Documentation is an essential part of my creative process. It exposes low-frequency patternsthe high-level concepts and techniques that enable the collective expression of disparate elements of a code base. Dialing into “the right frequency” inexorably leads to profoundly simpler code with more features and fewer bugs.

For template macros, I’ve got four technical documents cooking:

  • An API reference

  • An overview of the API

  • A README.md file

  • A blog-style introduction

In writing each one, I take a distinct perspective that supports the others. The first two comprise the reference manual, to be served by Racket’s official documentation repository. Together, they give a comprehensive account of the concepts, forms, and functions provided by the template package. The README.md file summarizes the project and explains how to install, use, and contribute to it. The blog intro makes a case for using the template package in other projects.
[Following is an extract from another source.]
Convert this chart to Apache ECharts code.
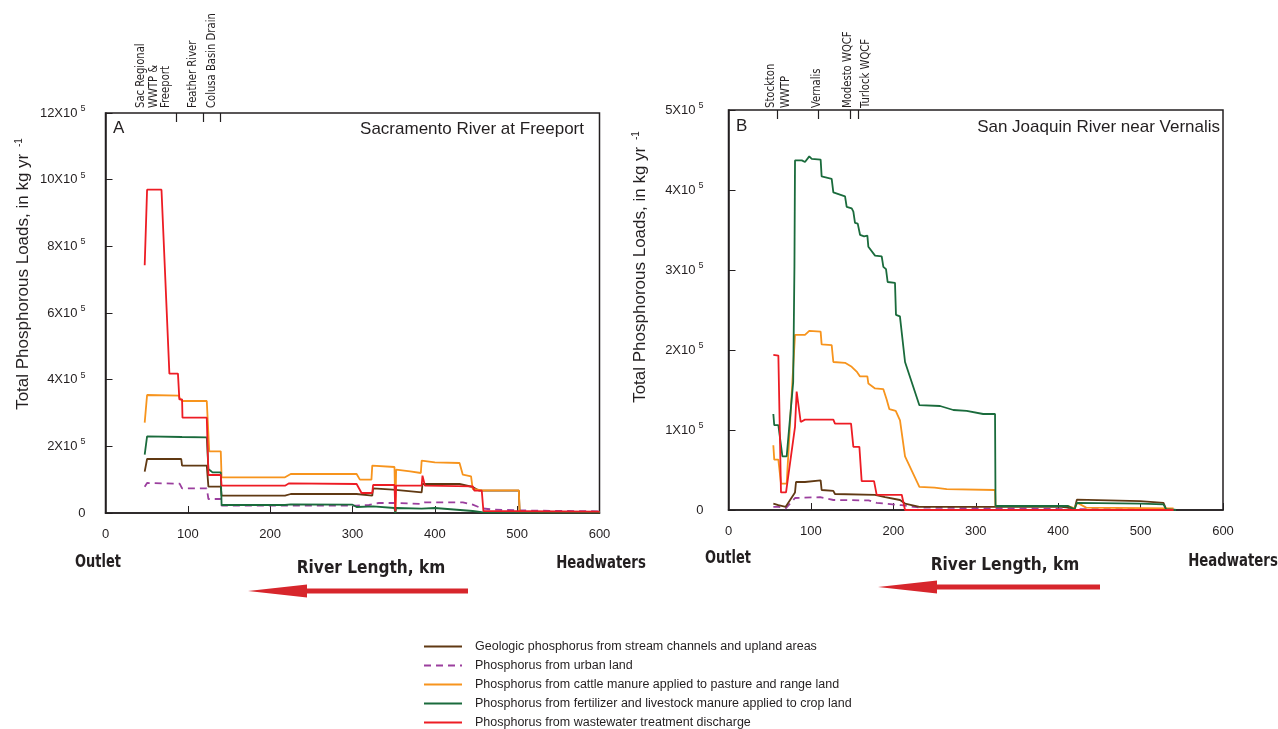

The API reference was easiest to start with, which is typical, in my experience. Reference material is special in the sense that hard facts tend to speak for themselves, freeing attention for higher level concerns like naming consistency and algorithmic robustness, without having to contextualize anything for a skeptical reader. With very few exceptions, everything in the API reference is illustrated with live examples. Having examples early in the drafting process helps keep the prose honest.

The blog intro is the pragmatic inverse of the reference manual. Its job is to convert the skeptical reader into an active user, so contextualization is really all that matters. This is the hardest part for me. To pitch template macros confidently, I need to know that what I’m saying is interesting, relevant, refutable, and true. Gaining sufficient clarity on any one of these criteria can be a challenge, but it’s almost always worth the trouble.

Just yesterday, I resolved an awkward tension between template variables bound to identifiers versus ones that aren’t. While struggling with the blog intro, I realized that it would be easy to generalize variable resolution from identifiers to any literal forms, including strings, regular expressions, and even hash keys! Once I understood the low-frequency pattern here— that all non-trivial transformations occur inside literal data forms— most of the prototype’s flexibilty became irrelevant. Trimming the fat is revealing a more compact, elegant, and robust core.